# Instructions to follow
A single run of lines is to be printed exactly: starting at the line with "Rebuild this chart" and ending at the line with "plt.rcParams['font.family'] = ['Liberation", both included. Leave the pictures out.

Entries with chart source code:

● ● ● ● ●

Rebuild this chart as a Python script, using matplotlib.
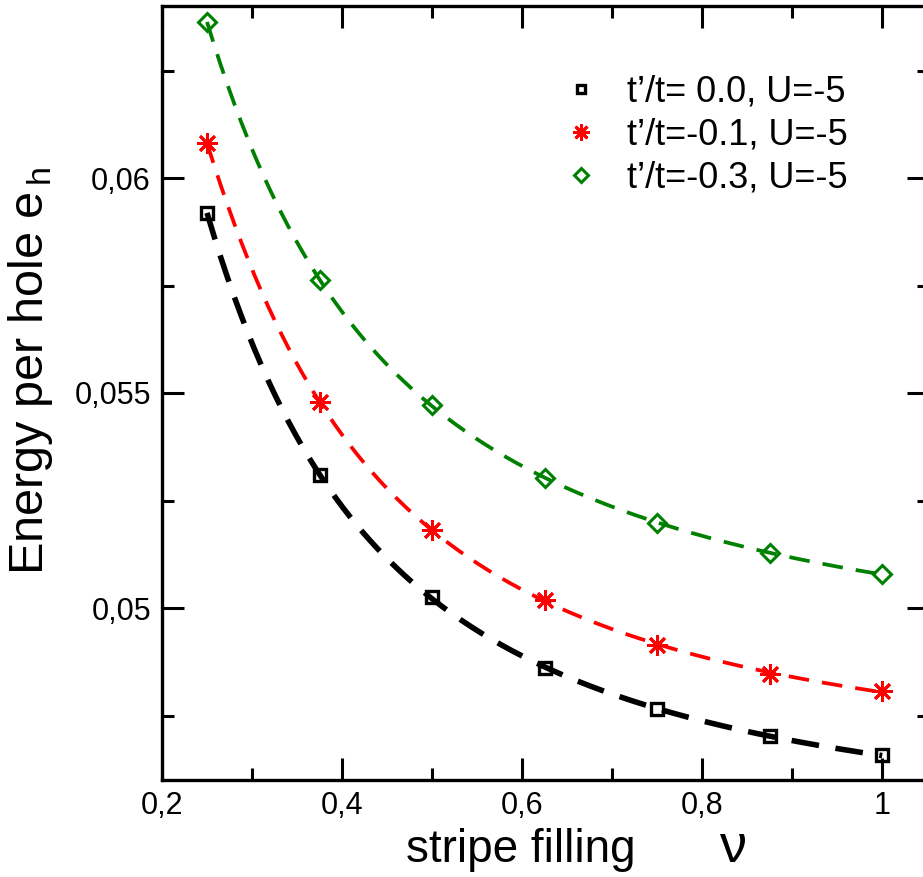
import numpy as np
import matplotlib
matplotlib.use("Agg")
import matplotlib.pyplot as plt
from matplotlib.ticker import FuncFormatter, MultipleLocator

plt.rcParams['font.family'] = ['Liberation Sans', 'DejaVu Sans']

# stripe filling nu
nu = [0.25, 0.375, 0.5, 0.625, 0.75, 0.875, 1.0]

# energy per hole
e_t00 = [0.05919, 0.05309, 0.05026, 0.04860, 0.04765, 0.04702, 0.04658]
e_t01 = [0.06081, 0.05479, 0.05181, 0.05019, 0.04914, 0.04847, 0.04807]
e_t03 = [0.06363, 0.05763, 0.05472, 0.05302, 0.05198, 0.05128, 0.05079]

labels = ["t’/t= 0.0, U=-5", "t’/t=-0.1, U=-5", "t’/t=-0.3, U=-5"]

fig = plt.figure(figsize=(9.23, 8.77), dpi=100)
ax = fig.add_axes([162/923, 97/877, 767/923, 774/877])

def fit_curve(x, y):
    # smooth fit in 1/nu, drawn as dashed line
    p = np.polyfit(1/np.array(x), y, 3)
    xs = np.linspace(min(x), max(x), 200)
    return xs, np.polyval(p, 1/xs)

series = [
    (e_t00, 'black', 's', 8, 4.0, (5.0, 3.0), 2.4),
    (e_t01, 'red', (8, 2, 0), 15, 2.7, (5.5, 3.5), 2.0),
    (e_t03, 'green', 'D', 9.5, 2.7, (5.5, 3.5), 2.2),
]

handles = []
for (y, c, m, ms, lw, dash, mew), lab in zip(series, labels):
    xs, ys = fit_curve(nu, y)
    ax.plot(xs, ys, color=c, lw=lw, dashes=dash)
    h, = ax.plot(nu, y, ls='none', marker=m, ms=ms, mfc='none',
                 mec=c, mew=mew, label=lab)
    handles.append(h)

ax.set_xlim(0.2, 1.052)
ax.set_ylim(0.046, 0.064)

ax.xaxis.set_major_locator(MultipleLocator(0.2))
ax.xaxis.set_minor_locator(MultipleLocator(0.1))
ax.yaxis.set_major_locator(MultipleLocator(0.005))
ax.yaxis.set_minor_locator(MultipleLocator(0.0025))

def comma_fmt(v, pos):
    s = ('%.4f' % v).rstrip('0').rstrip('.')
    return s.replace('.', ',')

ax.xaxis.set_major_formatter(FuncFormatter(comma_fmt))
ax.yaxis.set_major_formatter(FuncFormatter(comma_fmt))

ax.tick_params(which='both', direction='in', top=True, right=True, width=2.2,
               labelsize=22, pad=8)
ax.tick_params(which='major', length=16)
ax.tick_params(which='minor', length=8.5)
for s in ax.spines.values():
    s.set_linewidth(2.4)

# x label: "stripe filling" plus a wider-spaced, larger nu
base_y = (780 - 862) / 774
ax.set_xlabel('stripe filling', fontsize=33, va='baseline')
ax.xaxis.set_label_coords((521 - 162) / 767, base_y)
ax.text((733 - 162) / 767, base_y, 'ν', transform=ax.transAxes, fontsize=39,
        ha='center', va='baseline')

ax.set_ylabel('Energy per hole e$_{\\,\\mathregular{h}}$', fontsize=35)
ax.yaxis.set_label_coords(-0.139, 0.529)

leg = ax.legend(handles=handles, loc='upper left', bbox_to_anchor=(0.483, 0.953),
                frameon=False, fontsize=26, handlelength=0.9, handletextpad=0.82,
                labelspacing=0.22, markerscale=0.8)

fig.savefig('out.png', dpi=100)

● ● ● ● ●

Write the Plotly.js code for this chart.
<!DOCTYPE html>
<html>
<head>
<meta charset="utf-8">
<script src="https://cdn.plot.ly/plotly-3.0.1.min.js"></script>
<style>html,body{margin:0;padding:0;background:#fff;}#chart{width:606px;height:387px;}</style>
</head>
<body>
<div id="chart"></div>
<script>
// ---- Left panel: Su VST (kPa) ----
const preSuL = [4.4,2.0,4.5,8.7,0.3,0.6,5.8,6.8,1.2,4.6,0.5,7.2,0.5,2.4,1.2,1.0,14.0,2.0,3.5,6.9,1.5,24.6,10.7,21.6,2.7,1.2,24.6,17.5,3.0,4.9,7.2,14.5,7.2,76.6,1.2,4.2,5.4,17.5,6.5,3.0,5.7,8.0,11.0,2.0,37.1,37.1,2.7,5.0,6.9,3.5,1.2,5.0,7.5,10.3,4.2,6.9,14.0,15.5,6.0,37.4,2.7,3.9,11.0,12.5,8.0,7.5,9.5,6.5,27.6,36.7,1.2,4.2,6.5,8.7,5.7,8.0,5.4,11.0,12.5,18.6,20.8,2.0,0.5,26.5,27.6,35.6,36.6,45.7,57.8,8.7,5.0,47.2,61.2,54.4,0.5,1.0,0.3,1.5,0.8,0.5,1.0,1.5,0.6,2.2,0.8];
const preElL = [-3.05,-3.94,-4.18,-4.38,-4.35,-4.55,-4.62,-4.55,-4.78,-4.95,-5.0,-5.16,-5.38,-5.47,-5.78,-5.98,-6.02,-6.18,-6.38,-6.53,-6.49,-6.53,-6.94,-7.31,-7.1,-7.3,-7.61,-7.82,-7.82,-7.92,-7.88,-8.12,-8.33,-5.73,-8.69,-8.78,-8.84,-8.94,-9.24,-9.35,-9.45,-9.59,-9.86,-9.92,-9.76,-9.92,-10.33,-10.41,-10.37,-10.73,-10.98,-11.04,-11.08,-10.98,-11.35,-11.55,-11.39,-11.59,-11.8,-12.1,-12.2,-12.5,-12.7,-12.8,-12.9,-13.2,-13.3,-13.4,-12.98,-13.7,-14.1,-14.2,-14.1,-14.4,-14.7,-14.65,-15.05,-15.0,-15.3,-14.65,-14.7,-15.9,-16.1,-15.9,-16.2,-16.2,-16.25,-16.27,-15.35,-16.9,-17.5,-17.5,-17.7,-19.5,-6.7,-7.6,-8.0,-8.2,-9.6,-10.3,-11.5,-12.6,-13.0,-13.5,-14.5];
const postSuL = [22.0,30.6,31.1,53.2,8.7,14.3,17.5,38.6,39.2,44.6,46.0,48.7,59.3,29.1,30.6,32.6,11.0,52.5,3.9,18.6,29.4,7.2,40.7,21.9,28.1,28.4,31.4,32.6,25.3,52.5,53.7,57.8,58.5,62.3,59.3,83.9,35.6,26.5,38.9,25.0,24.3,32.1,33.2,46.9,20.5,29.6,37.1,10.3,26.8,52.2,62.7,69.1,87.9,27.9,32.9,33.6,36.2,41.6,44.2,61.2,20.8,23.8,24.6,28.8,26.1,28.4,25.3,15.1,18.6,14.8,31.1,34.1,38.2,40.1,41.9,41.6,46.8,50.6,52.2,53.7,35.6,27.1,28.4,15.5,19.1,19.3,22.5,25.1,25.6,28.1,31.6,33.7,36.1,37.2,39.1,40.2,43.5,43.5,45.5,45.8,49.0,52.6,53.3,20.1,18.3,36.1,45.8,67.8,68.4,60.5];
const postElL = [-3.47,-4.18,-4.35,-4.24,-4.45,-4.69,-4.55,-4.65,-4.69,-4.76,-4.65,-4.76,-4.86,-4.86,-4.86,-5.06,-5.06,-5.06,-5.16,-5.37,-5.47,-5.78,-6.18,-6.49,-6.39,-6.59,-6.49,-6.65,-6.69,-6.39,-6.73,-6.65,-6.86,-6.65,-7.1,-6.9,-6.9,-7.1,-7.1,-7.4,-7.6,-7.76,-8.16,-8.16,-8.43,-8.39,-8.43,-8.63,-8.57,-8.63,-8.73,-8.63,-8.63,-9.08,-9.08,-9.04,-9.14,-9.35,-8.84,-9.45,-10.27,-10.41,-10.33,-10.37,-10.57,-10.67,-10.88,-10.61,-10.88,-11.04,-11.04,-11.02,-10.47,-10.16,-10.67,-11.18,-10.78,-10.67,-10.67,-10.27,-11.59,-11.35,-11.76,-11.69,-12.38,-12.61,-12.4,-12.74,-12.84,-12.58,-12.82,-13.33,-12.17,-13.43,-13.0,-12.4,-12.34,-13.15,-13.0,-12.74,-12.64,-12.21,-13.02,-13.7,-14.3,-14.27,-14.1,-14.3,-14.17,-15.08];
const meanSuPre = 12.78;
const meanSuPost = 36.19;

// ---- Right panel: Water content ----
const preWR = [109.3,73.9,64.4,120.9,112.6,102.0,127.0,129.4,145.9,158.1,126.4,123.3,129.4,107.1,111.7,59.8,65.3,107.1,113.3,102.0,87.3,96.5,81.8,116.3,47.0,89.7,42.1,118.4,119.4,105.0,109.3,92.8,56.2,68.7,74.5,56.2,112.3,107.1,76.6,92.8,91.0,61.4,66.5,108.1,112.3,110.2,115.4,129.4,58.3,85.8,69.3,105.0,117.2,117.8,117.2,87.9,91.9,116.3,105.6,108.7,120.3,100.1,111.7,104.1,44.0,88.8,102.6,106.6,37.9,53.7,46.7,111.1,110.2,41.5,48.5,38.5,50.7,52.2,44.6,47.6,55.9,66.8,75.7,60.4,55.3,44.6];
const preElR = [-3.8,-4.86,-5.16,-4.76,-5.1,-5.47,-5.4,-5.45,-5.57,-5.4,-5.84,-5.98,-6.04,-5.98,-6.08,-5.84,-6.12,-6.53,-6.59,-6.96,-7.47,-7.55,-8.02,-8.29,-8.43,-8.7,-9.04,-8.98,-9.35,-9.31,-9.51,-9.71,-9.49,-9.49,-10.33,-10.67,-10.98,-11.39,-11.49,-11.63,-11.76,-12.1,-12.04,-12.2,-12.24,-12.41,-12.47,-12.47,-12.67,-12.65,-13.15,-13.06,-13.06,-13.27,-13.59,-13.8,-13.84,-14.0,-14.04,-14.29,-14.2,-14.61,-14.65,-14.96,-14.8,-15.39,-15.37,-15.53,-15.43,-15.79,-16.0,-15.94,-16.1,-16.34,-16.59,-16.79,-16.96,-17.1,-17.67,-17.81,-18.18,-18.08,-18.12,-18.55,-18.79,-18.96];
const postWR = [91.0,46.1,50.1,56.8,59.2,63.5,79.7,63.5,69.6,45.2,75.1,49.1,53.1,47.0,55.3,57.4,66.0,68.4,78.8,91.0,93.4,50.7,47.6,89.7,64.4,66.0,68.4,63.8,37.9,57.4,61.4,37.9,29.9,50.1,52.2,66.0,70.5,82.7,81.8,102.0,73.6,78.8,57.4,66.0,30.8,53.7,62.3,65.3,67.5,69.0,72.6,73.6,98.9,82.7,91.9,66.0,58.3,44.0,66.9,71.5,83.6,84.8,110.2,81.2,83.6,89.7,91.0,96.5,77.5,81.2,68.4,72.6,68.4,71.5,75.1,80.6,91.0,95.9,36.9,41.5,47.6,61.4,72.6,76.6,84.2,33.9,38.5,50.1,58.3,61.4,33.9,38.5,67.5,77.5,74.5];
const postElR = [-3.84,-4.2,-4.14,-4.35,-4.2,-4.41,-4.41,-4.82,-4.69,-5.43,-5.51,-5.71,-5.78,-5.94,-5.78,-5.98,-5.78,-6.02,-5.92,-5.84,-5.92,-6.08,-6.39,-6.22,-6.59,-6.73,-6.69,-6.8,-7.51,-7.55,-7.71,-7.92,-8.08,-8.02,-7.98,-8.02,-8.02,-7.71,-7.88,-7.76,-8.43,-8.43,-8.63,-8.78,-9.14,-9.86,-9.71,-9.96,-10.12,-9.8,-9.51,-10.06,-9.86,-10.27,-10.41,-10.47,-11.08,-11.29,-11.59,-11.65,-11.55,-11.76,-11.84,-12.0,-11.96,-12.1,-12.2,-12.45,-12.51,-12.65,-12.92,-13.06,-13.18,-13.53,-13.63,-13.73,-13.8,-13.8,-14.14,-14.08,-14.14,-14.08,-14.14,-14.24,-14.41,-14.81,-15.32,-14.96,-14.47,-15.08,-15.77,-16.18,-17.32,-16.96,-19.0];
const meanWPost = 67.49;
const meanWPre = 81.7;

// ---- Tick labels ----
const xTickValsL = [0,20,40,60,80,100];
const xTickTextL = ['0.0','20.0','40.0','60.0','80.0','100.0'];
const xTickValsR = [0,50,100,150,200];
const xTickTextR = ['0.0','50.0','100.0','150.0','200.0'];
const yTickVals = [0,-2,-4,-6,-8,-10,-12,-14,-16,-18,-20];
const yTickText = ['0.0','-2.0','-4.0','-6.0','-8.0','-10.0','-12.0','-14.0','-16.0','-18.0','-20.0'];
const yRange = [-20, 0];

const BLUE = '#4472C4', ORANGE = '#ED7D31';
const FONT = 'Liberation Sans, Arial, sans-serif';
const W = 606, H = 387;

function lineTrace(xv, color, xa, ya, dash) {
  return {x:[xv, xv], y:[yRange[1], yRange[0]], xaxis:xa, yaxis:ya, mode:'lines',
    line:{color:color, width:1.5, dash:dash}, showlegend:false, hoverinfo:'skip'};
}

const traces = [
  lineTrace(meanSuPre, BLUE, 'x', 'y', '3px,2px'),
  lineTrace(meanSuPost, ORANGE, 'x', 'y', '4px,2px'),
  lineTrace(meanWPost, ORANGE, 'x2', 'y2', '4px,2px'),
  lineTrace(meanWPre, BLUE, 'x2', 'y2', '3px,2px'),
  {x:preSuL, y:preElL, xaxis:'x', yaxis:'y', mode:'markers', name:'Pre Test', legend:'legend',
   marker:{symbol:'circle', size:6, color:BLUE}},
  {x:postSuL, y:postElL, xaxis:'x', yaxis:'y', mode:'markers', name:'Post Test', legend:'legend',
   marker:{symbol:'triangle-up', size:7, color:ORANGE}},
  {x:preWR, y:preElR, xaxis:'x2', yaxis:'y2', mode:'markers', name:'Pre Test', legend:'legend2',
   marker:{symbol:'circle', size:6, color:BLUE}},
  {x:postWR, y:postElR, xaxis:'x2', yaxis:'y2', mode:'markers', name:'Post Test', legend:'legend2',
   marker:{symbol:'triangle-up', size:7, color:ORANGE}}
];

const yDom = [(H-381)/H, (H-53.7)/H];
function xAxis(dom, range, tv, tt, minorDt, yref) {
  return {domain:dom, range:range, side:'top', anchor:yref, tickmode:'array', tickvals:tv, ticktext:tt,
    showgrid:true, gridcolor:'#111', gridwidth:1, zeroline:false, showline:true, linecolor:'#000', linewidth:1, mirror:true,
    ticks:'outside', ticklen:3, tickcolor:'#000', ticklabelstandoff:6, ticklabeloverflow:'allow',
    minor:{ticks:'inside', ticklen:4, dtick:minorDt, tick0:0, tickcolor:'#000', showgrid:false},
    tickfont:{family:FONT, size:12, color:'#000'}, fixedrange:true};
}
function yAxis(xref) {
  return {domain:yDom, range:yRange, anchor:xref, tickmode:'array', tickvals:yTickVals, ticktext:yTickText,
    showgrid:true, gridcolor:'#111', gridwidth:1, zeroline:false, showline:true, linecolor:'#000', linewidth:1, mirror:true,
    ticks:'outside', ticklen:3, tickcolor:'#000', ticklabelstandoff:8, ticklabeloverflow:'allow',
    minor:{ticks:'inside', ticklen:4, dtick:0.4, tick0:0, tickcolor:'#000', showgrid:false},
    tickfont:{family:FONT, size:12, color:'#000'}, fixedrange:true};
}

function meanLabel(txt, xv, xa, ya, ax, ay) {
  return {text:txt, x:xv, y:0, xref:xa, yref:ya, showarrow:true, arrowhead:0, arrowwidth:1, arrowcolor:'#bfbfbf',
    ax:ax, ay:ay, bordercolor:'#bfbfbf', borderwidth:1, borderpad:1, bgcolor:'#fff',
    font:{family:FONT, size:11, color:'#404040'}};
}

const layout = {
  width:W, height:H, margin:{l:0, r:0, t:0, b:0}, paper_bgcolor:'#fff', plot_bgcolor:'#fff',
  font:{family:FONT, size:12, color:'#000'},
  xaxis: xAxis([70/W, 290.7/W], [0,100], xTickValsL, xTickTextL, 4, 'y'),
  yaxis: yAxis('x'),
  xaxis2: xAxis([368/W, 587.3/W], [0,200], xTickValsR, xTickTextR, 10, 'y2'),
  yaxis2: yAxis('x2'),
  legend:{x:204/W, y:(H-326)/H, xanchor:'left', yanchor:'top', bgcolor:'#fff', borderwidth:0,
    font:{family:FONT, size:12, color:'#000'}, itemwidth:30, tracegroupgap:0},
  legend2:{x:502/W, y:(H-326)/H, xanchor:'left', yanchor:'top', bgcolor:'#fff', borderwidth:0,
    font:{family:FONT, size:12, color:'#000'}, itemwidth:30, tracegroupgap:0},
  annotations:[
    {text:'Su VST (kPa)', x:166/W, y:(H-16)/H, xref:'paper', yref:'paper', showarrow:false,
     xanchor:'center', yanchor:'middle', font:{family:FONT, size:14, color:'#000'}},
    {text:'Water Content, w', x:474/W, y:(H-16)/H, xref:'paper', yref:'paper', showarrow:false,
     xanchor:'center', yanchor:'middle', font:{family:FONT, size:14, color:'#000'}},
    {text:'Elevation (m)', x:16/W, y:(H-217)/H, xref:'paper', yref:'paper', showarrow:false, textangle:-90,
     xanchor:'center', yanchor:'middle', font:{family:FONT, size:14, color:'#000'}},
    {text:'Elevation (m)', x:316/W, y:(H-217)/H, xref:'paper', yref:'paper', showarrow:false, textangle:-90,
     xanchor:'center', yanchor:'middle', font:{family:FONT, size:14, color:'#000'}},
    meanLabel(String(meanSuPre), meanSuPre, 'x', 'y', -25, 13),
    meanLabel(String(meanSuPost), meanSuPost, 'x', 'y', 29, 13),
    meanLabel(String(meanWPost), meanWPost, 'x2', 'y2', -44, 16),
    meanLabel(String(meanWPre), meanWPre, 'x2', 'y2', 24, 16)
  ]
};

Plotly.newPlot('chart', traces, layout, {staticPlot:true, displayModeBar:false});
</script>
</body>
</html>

● ● ● ● ●

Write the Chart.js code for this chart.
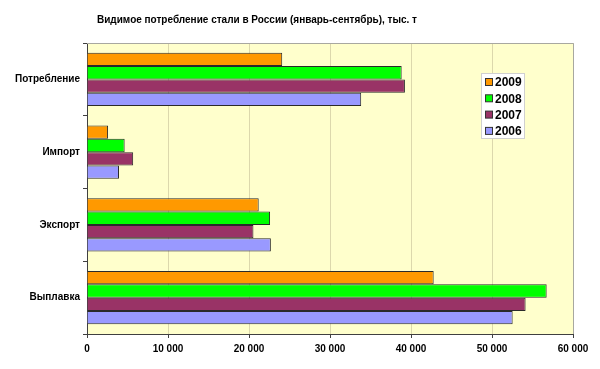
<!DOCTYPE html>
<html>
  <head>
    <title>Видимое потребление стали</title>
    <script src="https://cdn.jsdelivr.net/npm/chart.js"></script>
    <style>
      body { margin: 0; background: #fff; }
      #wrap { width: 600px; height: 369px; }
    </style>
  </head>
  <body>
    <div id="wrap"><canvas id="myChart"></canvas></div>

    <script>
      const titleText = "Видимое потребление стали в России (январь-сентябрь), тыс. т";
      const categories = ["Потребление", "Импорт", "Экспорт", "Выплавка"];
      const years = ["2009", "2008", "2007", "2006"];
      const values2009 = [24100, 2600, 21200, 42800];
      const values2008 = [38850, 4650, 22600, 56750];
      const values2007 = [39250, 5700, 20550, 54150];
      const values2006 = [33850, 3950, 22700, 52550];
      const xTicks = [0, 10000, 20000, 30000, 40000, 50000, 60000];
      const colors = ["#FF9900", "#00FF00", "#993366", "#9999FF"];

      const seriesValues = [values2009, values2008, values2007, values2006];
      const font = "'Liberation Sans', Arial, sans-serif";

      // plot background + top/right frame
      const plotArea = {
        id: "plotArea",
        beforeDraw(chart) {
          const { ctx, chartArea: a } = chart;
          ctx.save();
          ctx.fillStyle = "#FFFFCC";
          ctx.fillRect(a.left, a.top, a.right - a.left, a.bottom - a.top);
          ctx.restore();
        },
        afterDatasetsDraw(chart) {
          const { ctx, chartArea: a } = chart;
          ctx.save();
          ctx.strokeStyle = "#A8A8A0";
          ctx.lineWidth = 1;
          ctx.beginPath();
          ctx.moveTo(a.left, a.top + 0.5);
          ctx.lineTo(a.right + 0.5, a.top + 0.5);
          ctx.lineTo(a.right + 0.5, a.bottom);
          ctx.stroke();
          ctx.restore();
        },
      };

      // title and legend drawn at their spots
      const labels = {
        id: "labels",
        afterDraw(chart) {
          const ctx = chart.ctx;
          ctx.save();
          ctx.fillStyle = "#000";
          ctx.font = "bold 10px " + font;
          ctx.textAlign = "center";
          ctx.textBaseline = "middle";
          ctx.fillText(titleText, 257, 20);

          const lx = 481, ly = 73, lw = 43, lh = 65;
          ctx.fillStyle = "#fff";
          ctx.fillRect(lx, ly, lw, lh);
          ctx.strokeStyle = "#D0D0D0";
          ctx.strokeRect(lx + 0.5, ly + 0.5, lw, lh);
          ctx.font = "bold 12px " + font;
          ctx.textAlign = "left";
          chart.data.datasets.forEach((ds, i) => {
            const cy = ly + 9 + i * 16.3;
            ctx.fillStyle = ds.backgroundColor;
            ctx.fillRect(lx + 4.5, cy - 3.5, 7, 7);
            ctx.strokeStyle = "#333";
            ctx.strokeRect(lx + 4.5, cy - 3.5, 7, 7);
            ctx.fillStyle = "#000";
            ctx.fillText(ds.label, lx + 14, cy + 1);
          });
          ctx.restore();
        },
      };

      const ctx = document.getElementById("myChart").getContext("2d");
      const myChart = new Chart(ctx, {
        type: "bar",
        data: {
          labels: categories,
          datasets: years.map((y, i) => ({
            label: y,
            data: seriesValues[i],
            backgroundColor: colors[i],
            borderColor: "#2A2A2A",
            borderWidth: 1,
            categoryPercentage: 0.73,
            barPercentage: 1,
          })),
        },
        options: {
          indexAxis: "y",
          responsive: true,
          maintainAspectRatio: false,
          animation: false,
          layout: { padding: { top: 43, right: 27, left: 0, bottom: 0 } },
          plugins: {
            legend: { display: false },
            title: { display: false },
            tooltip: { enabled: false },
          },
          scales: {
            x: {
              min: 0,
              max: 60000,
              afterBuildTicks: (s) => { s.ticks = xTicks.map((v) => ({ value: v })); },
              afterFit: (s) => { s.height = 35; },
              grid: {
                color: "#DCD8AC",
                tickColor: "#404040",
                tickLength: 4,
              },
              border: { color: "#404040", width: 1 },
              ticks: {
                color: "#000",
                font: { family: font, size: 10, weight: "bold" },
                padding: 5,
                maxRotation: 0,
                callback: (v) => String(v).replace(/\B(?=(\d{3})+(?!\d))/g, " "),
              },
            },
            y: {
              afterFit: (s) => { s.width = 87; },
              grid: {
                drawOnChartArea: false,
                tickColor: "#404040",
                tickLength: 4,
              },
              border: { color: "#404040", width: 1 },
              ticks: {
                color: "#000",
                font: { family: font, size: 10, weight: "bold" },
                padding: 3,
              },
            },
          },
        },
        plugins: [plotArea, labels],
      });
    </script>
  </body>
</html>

● ● ● ● ●

# Reply to the exercise
Rebuild this chart as a Python script, using matplotlib.
import numpy as np
import matplotlib
matplotlib.use("Agg")
import matplotlib.pyplot as plt
from matplotlib.ticker import FuncFormatter, MultipleLocator

plt.rcParams['font.family'] = ['Liberation Sans', 'DejaVu Sans']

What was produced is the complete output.